Tuesday 11 September 2001 dawned crisp and blue. I walked my bright-eyed daughters through SoHo to their new school. They had left the Battery Park Day Nursery, a block away from the World Trade Centre, in June. We would look up in awe every day as we walked through what was not yet Ground Zero.

In school, a parent said a “small plane” had hit the World Trade Centre. We rushed outside, bewildered. I saw a plane disappear behind the other tower. Then, an explosion. A second hit? No, said a New York know-all, “heat combustion”. Dazed, I caught the last subway to work near Grand Central station.

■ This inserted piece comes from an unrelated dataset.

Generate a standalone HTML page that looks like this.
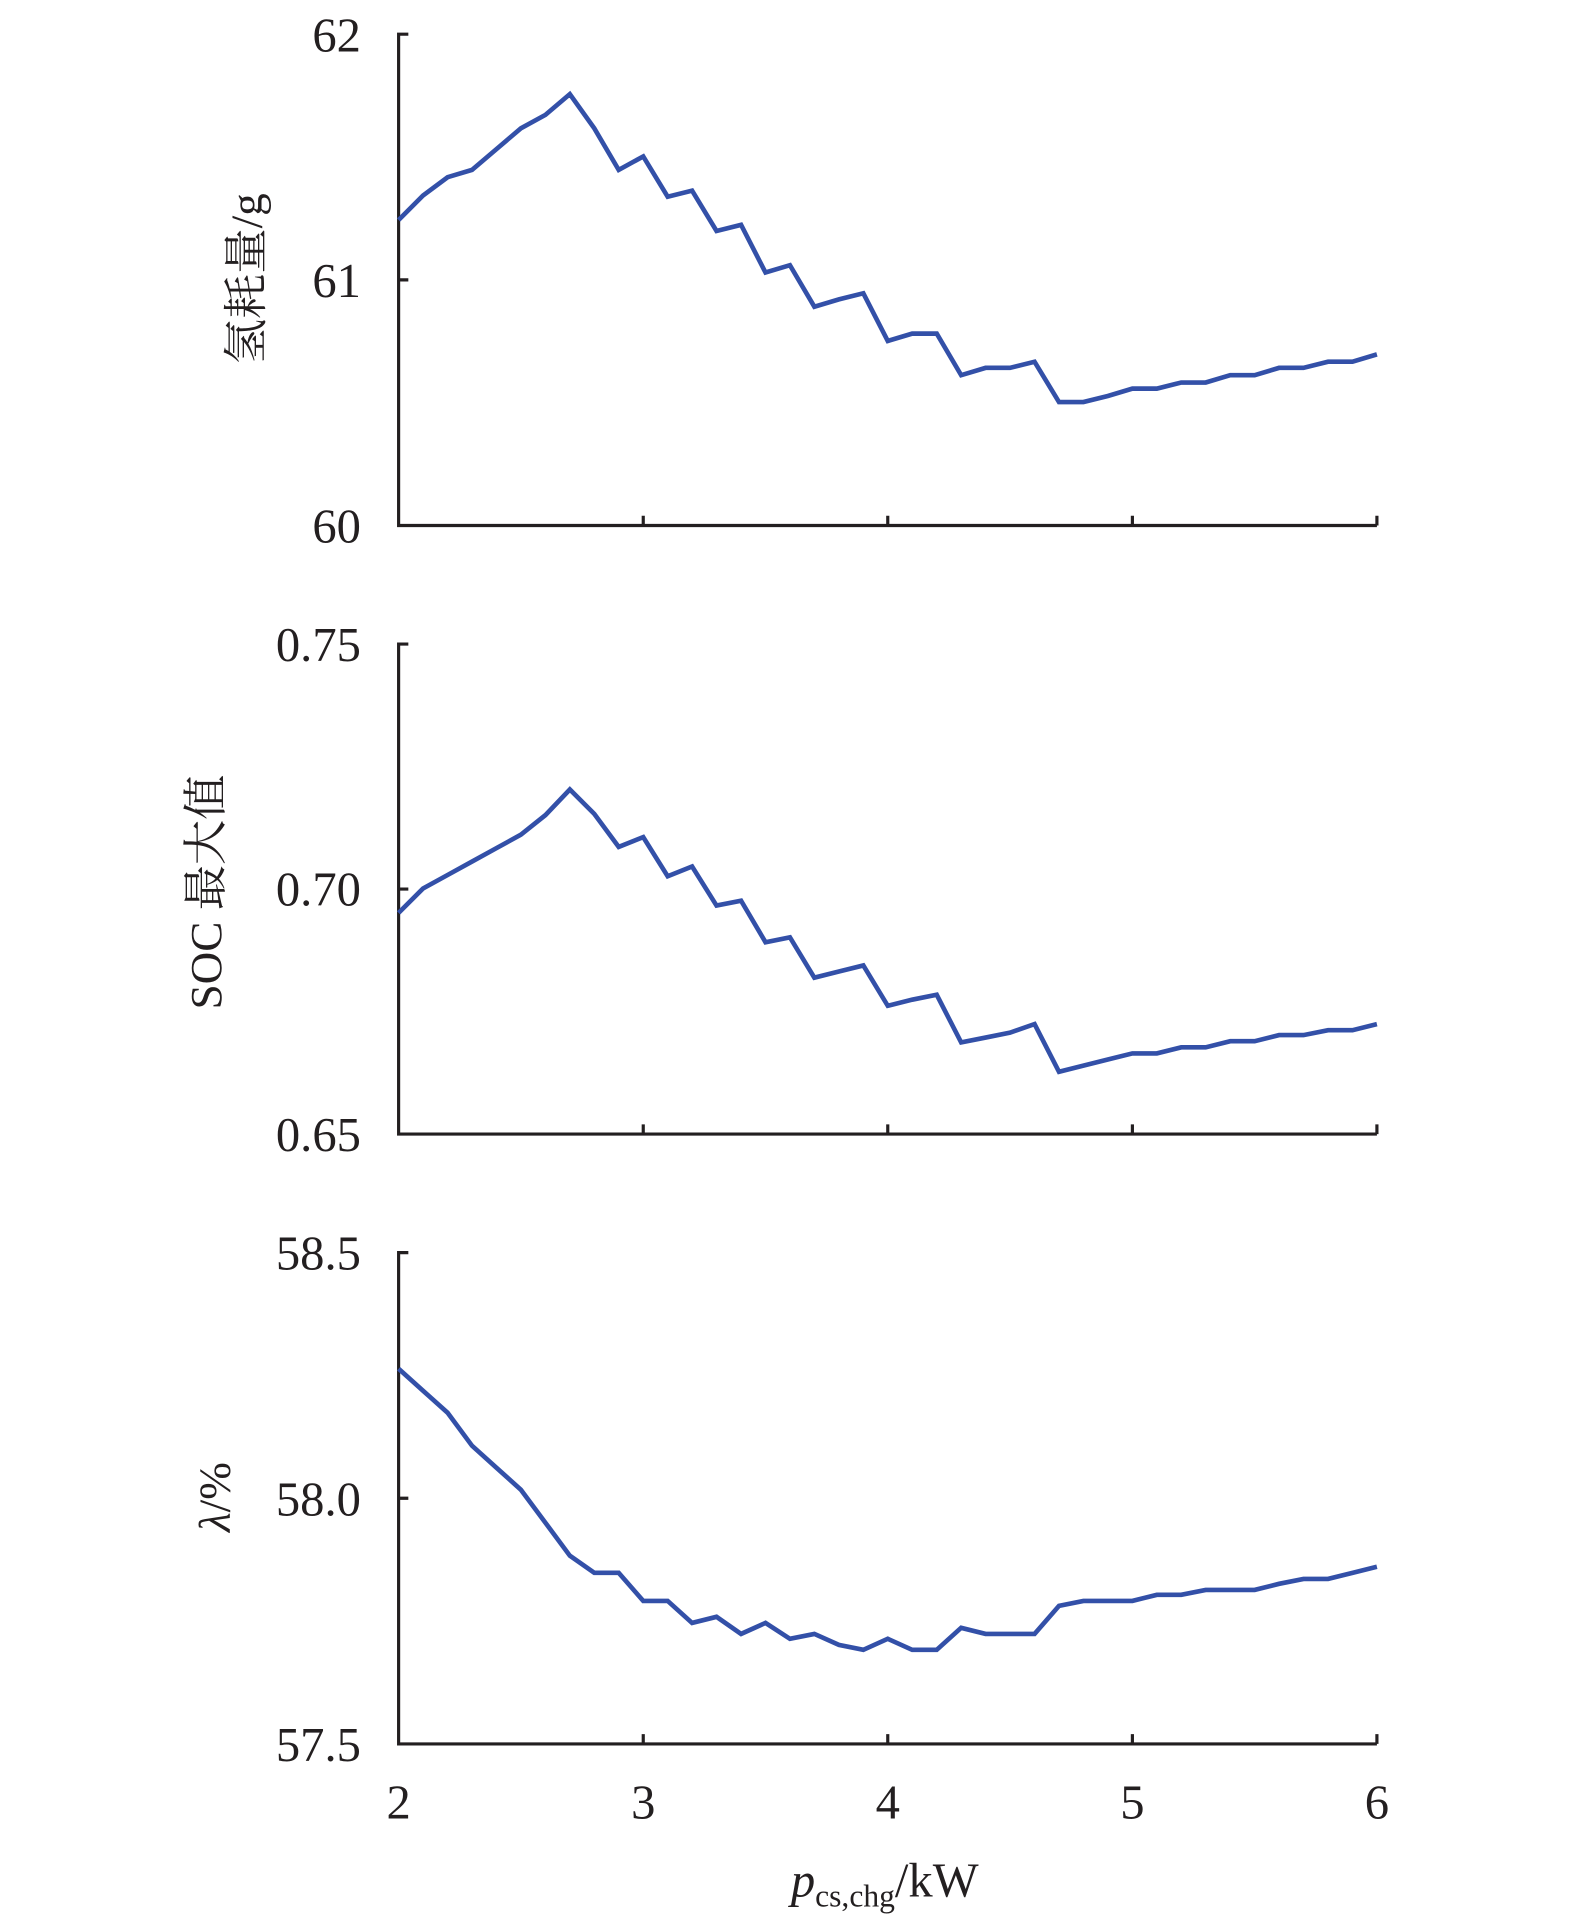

I walked in, saw a TV news screen and immediately dashed to catch a 6-train back downtown.

No luck. I ran the 40 blocks to school, pausing only to see a tower fall as I passed a TV screen. Their mother had got there first. We had another little girl with us. She was sleeping over that night. Her mother was in Europe. Her father, whom we couldn’t reach, had gone back into their WTC area apartment for the dog, but had to flee with their new-born under his T-shirt as the buildings came crashing down. He was evacuated to New Jersey. We didn’t know any of that for two days.

As I ran home, I saw dust-covered zombies walking north as if from Michael Jackson’s Thriller video. TV told us about the other two planes. Was it war? Should we flee? To where? Bush was invisible, the despised Giuliani impressive. We watched and watched until the girls screamed to turn it off. The smell was awful, the silence eerie. Only military helicopters broke it.

We were the first block north from Ground Zero not to be forcibly evacuated, but SoHo was a restricted zone. That night there was a deep rumble. From the Broadway window I saw a dozen refrigerated trucks heading south in convoy. They were going to collect bodies. Only there weren’t any.

My Ma lived through 1945 with German soldiers in her village. 9/11 was the closest I have ever come to knowing that fear. And it wasn’t that close. People in Tripoli, Kabul and Baghdad have lived with this fear and worse on a daily basis. If I learnt anything from 9/11, it’s that we need to remember them too.